Prayer against the plague in Hamburg. No U.S. copies.

[Plague]Gebeht / Um Abwendung der Contagion, So gleich nach dem ordentlichen Kirchen-Gebeht zu sprechen Erschienen. Hamburg: Gedruckt bey Conrad Neumann/ E.E. Hoch-Weisen Rahts Buchdrucker, s.a. [c. 1710]. 4to [20.4 x  16.1cm], [2] ff., with woodcut initials, title-page vignette, and tail-piece. Unbound and uncut. Toned, small loss to blank outer margin of first leaf, contemporary ownership inscription on title page. 

 

 

Very rare (no U.S. copies) circa-1710 prayer printed in Hamburg and imploring God to spare that city from the ravages of the plague then sweeping Europe. God did not listen: Between 1711 and 1713, perhaps ten to fifteen percent of Hamburg’s population died from the plague.

 

The prayer—a simple bifolium—was intended to be read after the “normal church services” (“nach dem ordentlichen Kirchen-Gebeht zu sprechen”).
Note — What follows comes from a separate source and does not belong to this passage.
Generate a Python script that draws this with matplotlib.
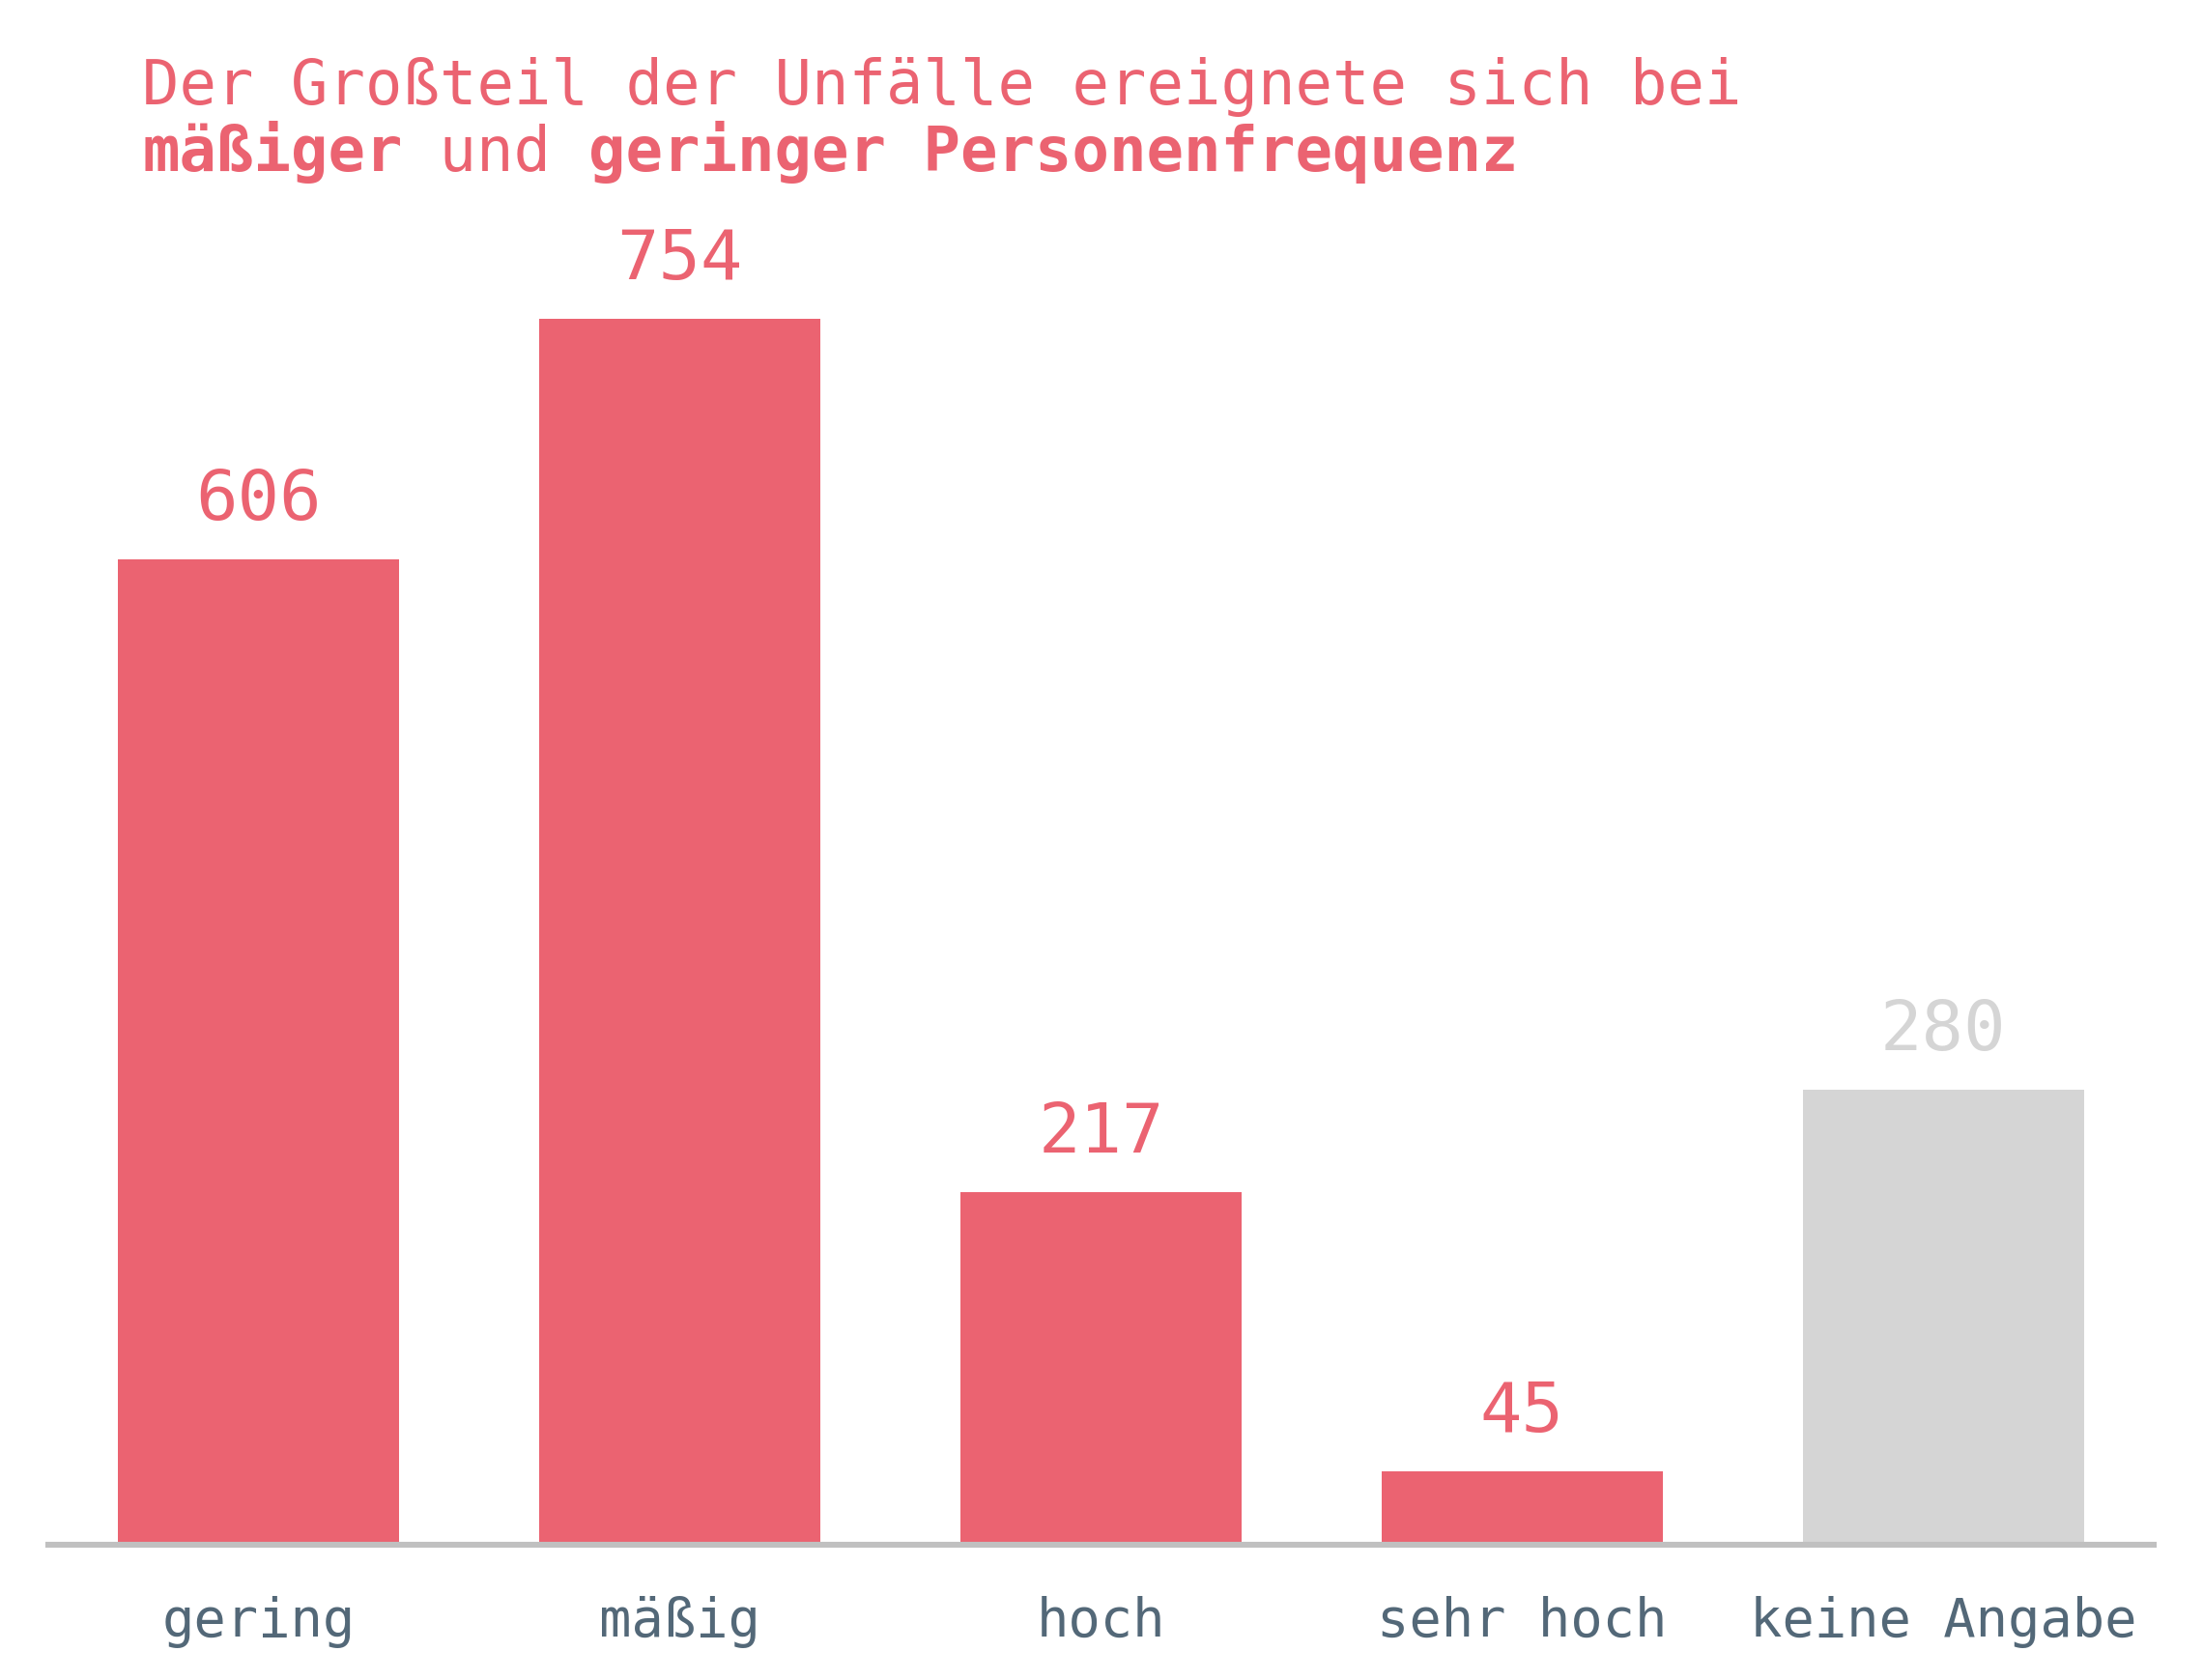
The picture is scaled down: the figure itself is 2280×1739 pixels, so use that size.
import matplotlib
matplotlib.use("Agg")
import matplotlib.pyplot as plt

categories = ["gering", "mäßig", "hoch", "sehr hoch", "keine Angabe"]
values = [606, 754, 217, 45, 280]
highlight = [True, True, True, True, False]

RED = "#EB6371"
GRAY = "#D5D5D5"
TICK = "#536878"
AXIS = "#C0C0C0"
FONT = "DejaVu Sans Mono"

W, H, DPI = 2280, 1739, 200
fig = plt.figure(figsize=(W / DPI, H / DPI), dpi=DPI)
fig.patch.set_facecolor("white")

ax = fig.add_axes([50 / W, (H - 1599) / H, 2179 / W, 1346 / H])
x = list(range(len(categories)))
colors = [RED if h else GRAY for h in highlight]
bars = ax.bar(x, values, width=0.668, color=colors, zorder=1)
ax.set_xlim(-0.5, len(categories) - 0.5)
ax.set_ylim(0, 800)

for b, v, c in zip(bars, values, colors):
    ax.annotate(str(v), xy=(b.get_x() + b.get_width() / 2, v),
                xytext=(0, 14.8), textcoords="offset points",
                ha="center", va="baseline", fontsize=26, color=c,
                family=FONT)

for s in ["top", "right", "left"]:
    ax.spines[s].set_visible(False)
ax.spines["bottom"].set_color(AXIS)
ax.spines["bottom"].set_linewidth(2.2)
ax.spines["bottom"].set_zorder(3)
ax.set_yticks([])
ax.set_xticks(x)
ax.set_xticklabels(categories, family=FONT, fontsize=20, color=TICK)
ax.tick_params(axis="x", length=0, pad=19)

# Title (two lines, second with mixed weights)
title_size = 23
adv = 0.602 * title_size * DPI / 72 / W  # monospace advance in figure fraction
x0 = 147 / W
fig.text(x0, 1 - 108 / H, "Der Großteil der Unfälle ereignete sich bei",
         family=FONT, fontsize=title_size, color=RED, va="baseline", ha="left")
parts = [("mäßiger", "bold"), (" und ", "normal"), ("geringer Personenfrequenz", "bold")]
pos = 0
for txt, wt in parts:
    fig.text(x0 + pos * adv, 1 - 177 / H, txt, family=FONT, fontsize=title_size,
             color=RED, fontweight=wt, va="baseline", ha="left")
    pos += len(txt)

fig.savefig("out.png", dpi=DPI, facecolor="white")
It asks God to stay his “angry hand,” to halt the “Plage der Pestilentz,” and to free “our city and region and other cities and regions” from the contagion.

 

The piece is undated, but another issue of the prayer, also printed by Conrad Neumann (and equally rare), carries the date of 1710, placing it before the full outbreak in Hamburg.

 

This outbreak of the plague is associated with the Great Northern War (1700-1721) and affected areas around the Baltic Sea and East-Central Europe from 1708 to 1712.

 

 

OCLC and KVK locate no U.S. examples of this piece (or the issue dated 1710). Both are very rare in European census.

 

*VD17 23:687887A; VD18 90969219 (issue dated 1710).